Reese Witherspoon and Mark Ruffalo in Just Like Heaven

Reese Witherspoon won Best Actress for her wonderful turn as June Carter Cash in the 2005 film Walk the Line. There were not many mentions that award season of her other 2005 release, the romantic comedy/fantasy Just Like Heaven. Here’s the plot: on her way to a blind date, Elizabeth (Witherspoon) is involved in a serious car wreck. Nothing like a major automobile accident to kick off your rom-com on the right note. Widower David (Mark Ruffalo) moves into her former apartment, and whaddaya know, he sees her ghost, or presence, or something, even though no one else can. In spite of the whole walking-through-walls, no-physical-properties thing, they fall in love, only to find that she’s not actually dead, just in a coma — and they’re about to pull the plug. Did we mention Jon Heder is in this thing? Jon Heder, aka Napoleon Dynamite, is in this thing. Ruffalo is an effortlessly charismatic actor, and Witherspoon can do light comedy with the best of them, but, as Globe and Mail’s Stephen Cole noted, “Just Like Heaven is more like purgatory.”

Meryl Streep in She-Devil

In 1989, as now, Meryl Streep was one of the world’s most respected actresses. But her work up until that point had been almost entirely dramatic: Sophie’s Choice, Out of Africa, The French Lieutenant’s Woman, Kramer vs. Kramer. Streep is also a gifted comedienne, as later efforts (Adaptation, The Devil Wears Prada, A Prairie Home Companion) would attest, and she wanted to shake off her “serious actress” label and do some funny roles. So she did a run of comedies in the early ‘90s, and most were well-received (Defending Your Life, Death Becomes Her, Postcards from the Edge). Her comedic debut, however, was decidedly ill-advised: she chose to make She-Devil, a supernatural black comedy co-starring Roseanne Barr (who sported a giant facial mole for the role. Subtle!). Streep came out relatively unscathed (“In better movies the contributions by the individual performers are not easily identified,” The New York Times’ Vincent Canby wrote. “There is no blurring of credits here”), but the film’s critical and commercial failure short-circuited Barr’s movie career before it even started.

Johnny Depp in Arizona Dream

Depp was not yet the Disney tentpole-anchoring superstar that he is today when he made this wholly inexplicable picture back in 1991, but he was certainly enough of a name to steer clear of this mess.
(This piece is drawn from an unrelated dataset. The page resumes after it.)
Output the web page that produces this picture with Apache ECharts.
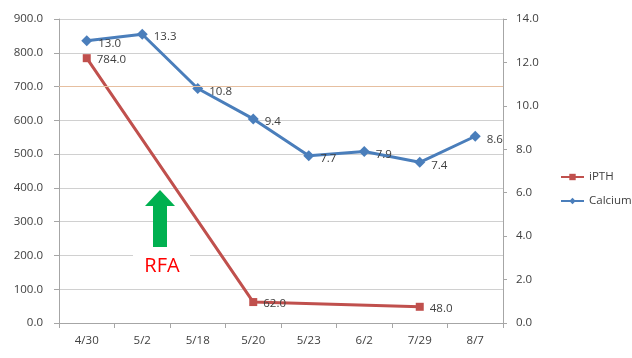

Depp plays Axel Blackmar, a reasonably happy fish tagger in New York who is brought back to his home in Arizona by his cousin Paul (Vincent Gallo), to work for his uncle Leo (Jerry Lewis), a car salesman. That’s as close as the movie gets to a plot; it soon degenerates into random, befuddling sequences. Who knows what’s going on with the Eskimo opening, or the flying fish, or the long (long) scene of characters blindfolded and searching for a piñata in a wind storm, or the moment where Depp wheels around the house acting like a chicken, clucking along while Lili Taylor plays the accordion. There’s no plausible explanation for those scenes, or most of the others either– Emir Kusturica co-wrote and directed it, and we’ll bet he doesn’t know what the hell’s going on in it either. The best we can put together is that the purposeful intention was to confuse and confound the audience. If that’s the case, then the picture is a huge success.

Clive Owen and Paul Giamatti in Shoot ‘Em Up

Nobody does cool braggadocio like Owen, and nobody can play the frustrated middle manager like Giamatti. Both were clearly at the top of their game when they teamed for the 2007 comic thriller Shoot ‘Em Up. The previous year, Owen fronted the brilliant Children of Men, while Giamatti was still luxuriating in the acclaim of his definitive work in Sideways. What either of them saw in this torpid screenplay is beyond our grasp. Trigger-happy Owen is saddled with an endless stream of unforgivable post-kill one-liners, and the one bit of characterization given to Giamatti’s character (he has a nagging wife who calls him on his cell phone at inopportune moments) is tiresome from the jump and has a skull-crushingly bad pay-off. The film’s tone — supplied by writer/director Michael Davis, who helmed the equally clumsy and uneven 100 Girls and Eight Days a Week — is all over the place. It wants to be a cartoon (complete with a Bugs Bunny-esque carrot motif), but there’s an ugliness to the sex and violence that keeps us from going along with it. Four years on, Shoot ‘Em Up is a long-forgotten blip on both actors’ otherwise-noteworthy filmography.

Those are just a few of our picks. What bad films do you wish your favorite actors would have kept away from?